The director of communications of the Catholic Archdiocese of Jos, Rev Fr Alexander Dung, has called on journalists to target the poor, marginalized and the voiceless in the society. He made this known in a speech presented at the Catholic Media men of the Jos Archdiocese on Saturday, which was organized by the media practitioners to mark this year’s 50th World Communications Day celebration.
He said, “The Pope want us to target the poor, marginalized and the voiceless in the society,” observing that, “a lot of emphasis is placed on politics and individual achievements of the highly placed in the society, while the interest of the downtrodden is hardly heard.” He observed that, keeping concerned authorities informed on the plight of the poor is a ‘gesture of mercy’ in the right direction.
The theme of this year’s World Communications Day, “Communication and Mercy, A Fruitful Encounter.” By this he said, reporting events and the lives of the less-privileged of the society is in line action, adding that communities that are ravaged by poverty and war can also be touched by way of communicating mercy to them. “Thus, every massage is information as long as we put our reports in a particular manner,” which implies that the question we must always ask is, “Will what I am reporting build up or destroy?
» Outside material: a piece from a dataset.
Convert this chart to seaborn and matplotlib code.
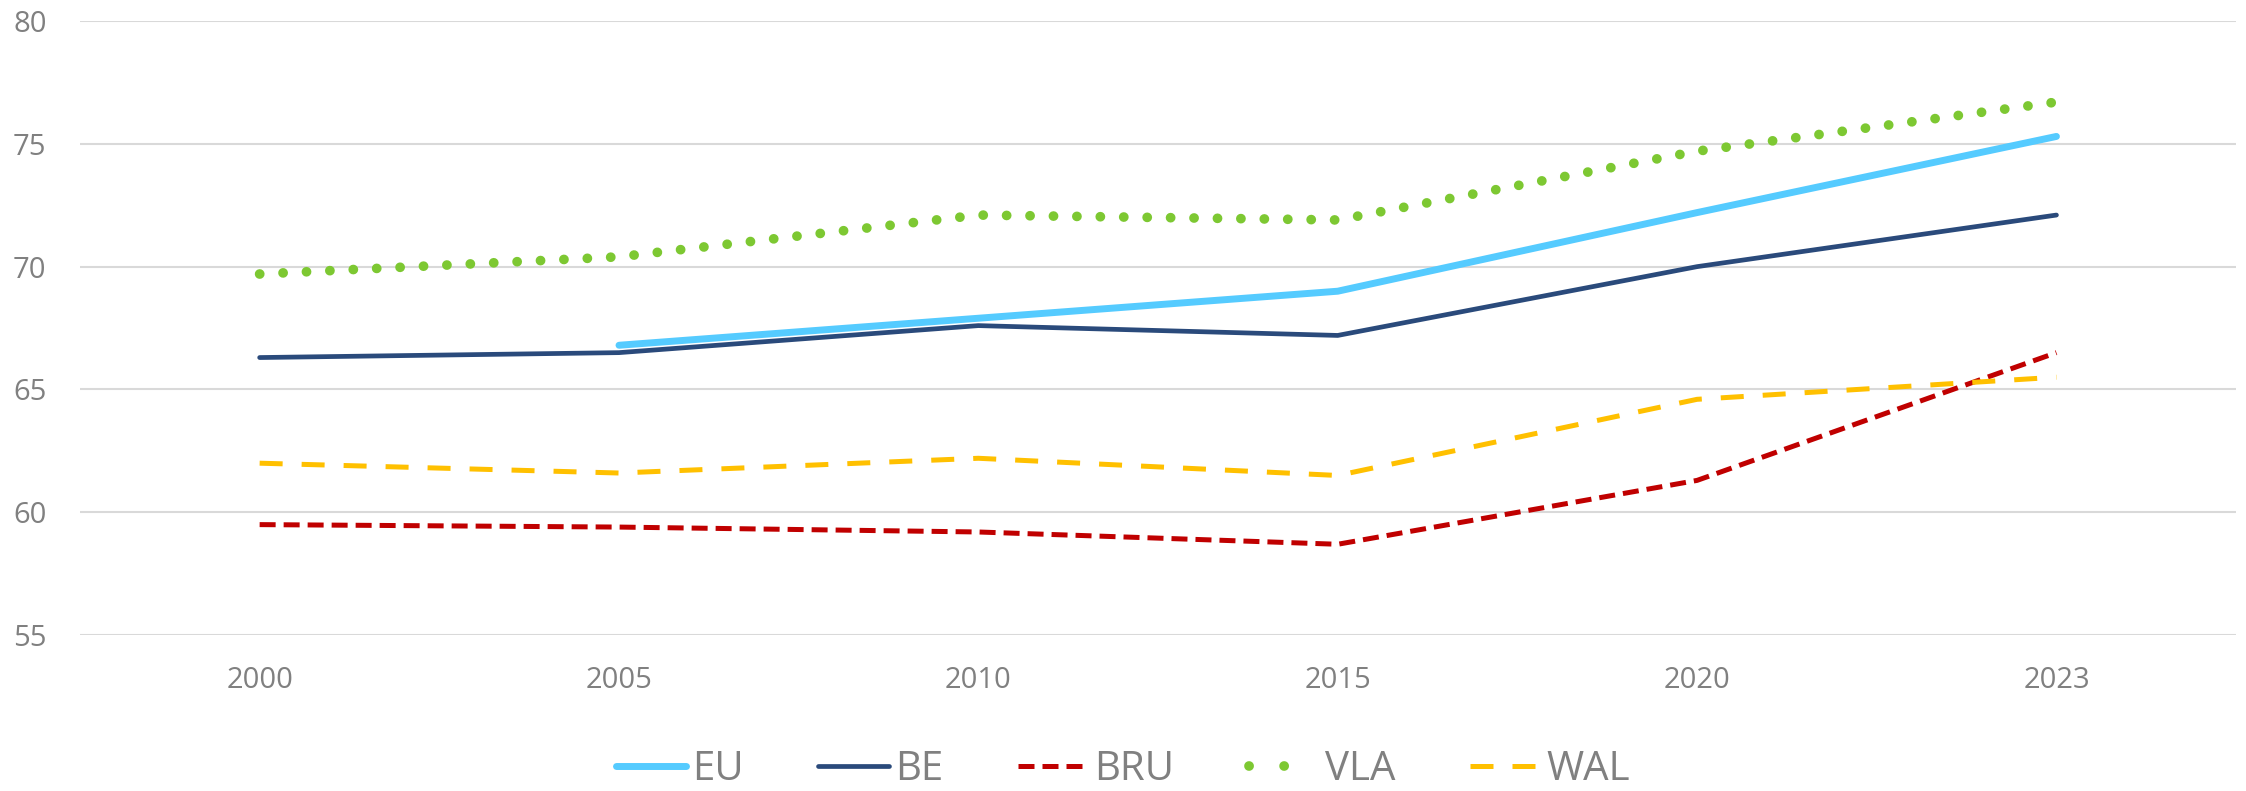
import pandas as pd
import numpy as np
import matplotlib.pyplot as plt
import seaborn as sns

# Data
years = ["2000", "2005", "2010", "2015", "2020", "2023"]
eu = [np.nan, 66.8, 67.9, 69.0, 72.2, 75.3]
be = [66.3, 66.5, 67.6, 67.2, 70.0, 72.1]
bru = [59.5, 59.4, 59.2, 58.7, 61.3, 66.5]
vla = [69.7, 70.4, 72.1, 71.9, 74.7, 76.7]
wal = [62.0, 61.6, 62.2, 61.5, 64.6, 65.5]

yticks = [55, 60, 65, 70, 75, 80]
text_grey = "#808080"

# Styles per series (plotted BE first so the category order starts at 2000)
series = [
    ("BE", be, dict(color="#2A4A7B", linewidth=3.4, solid_capstyle="round")),
    ("EU", eu, dict(color="#55CBFF", linewidth=5.0, solid_capstyle="round")),
    ("BRU", bru, dict(color="#C00000", linewidth=3.6, linestyle=(0, (3.2, 1.6)))),
    ("VLA", vla, dict(color="#7DC832", linewidth=7.0, linestyle=(0, (0.01, 2.4)),
                      dash_capstyle="round")),
    ("WAL", wal, dict(color="#FFC000", linewidth=3.6, linestyle=(0, (4.6, 3.8)))),
]
legend_order = ["EU", "BE", "BRU", "VLA", "WAL"]


def main():
    sns.set_style("white")
    plt.rcParams["font.family"] = ["Open Sans", "DejaVu Sans"]

    fig = plt.figure(figsize=(22.46, 7.91), dpi=100)
    ax = fig.add_axes([0.0356, 0.197, 0.96, 0.7765])

    for name, vals, style in series:
        df = pd.DataFrame({"year": years, "value": vals}).dropna()
        sns.lineplot(data=df, x="year", y="value", ax=ax, label=name, **style)

    ax.set_xlim(-0.5, len(years) - 0.5)
    ax.set_ylim(55, 80)
    ax.set_yticks(yticks)
    ax.grid(axis="y", color="#D9D9D9", linewidth=1.5)
    ax.set_axisbelow(True)
    for side in ["top", "right", "left", "bottom"]:
        ax.spines[side].set_visible(False)
    ax.set_xlabel("")
    ax.set_ylabel("")
    ax.tick_params(axis="both", length=0, labelsize=21, colors=text_grey)
    ax.tick_params(axis="x", pad=22)
    ax.tick_params(axis="y", pad=24)

    handles, labels = ax.get_legend_handles_labels()
    lookup = dict(zip(labels, handles))
    ax.get_legend().remove()
    leg = fig.legend([lookup[n] for n in legend_order], legend_order,
                     loc="center", bbox_to_anchor=(0.5, 0.027), ncol=5,
                     frameon=False, fontsize=29, labelcolor=text_grey,
                     handlelength=1.75, handletextpad=0.15, columnspacing=1.85)
    # wider dot spacing in the legend sample, like the reference
    leg.get_lines()[3].set_linestyle((0, (0.01, 3.6)))

    fig.savefig("out.png", dpi=100)


if __name__ == "__main__":
    main()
According to him, “It is within the power of journalists to promote peace or war by the emphasis we place on certain events and people.”
Rev Fr. Dung said, “This year of mercy that we celebrate World Communications Day, there is the need for us to revisit the ethics of journalism.” He further cautioned journalists to put their tools and talents into positive use.
“We have the moral obligation to build up the consciences of our audience; the days of passive journalism are over. Let us embrace and promote active and conscious information management, and it is through this platform that we can exercise and promote our faith.
Other activities to mark the day were celebration of Mass on Sunday and visit to IDPs, which took place on Sunday with the President of the Catholic Bishops, who is the Archbishop Jos – Most Rev Dr Ignatius Kaigama, who charged the Catholic Media to work towards building a peaceful nation. He said, the Pope’s message for the 50th anniversary is aimed at building a just and peaceful society.
In his message, Pope Francis called on journalists to practice mercy as the distinctive trait of all that she is and does, what we say and how we say it. “Our every word and gesture ought to express God’s compassion, tenderness and forgiveness for all.”
He said, “Love by its nature, is communication; it leads to openness and sharing,” adding that, “if our hearts and actions are inspired by charity, by divine love, then our communication will be touched by God’s power.”
The Pope called on the media to communicate with everyone without exception. He reiterated that, the Church’s words and actions are all meant to convey mercy, to touch people’s hearts and to sustain them on their journey to that fullness of life, which Jesus Christ was sent by the Father to bring to all.
He called on the people of good will to rediscover the power of Mercy to heal wounded relationships and to restore peace and harmony to families and communities.
Pope Francis urged those with institutional and political responsibilities, and those charged with forming public opinions, to remain attentive to the way they speak of those who think or act differently, or those who may have made mistakes.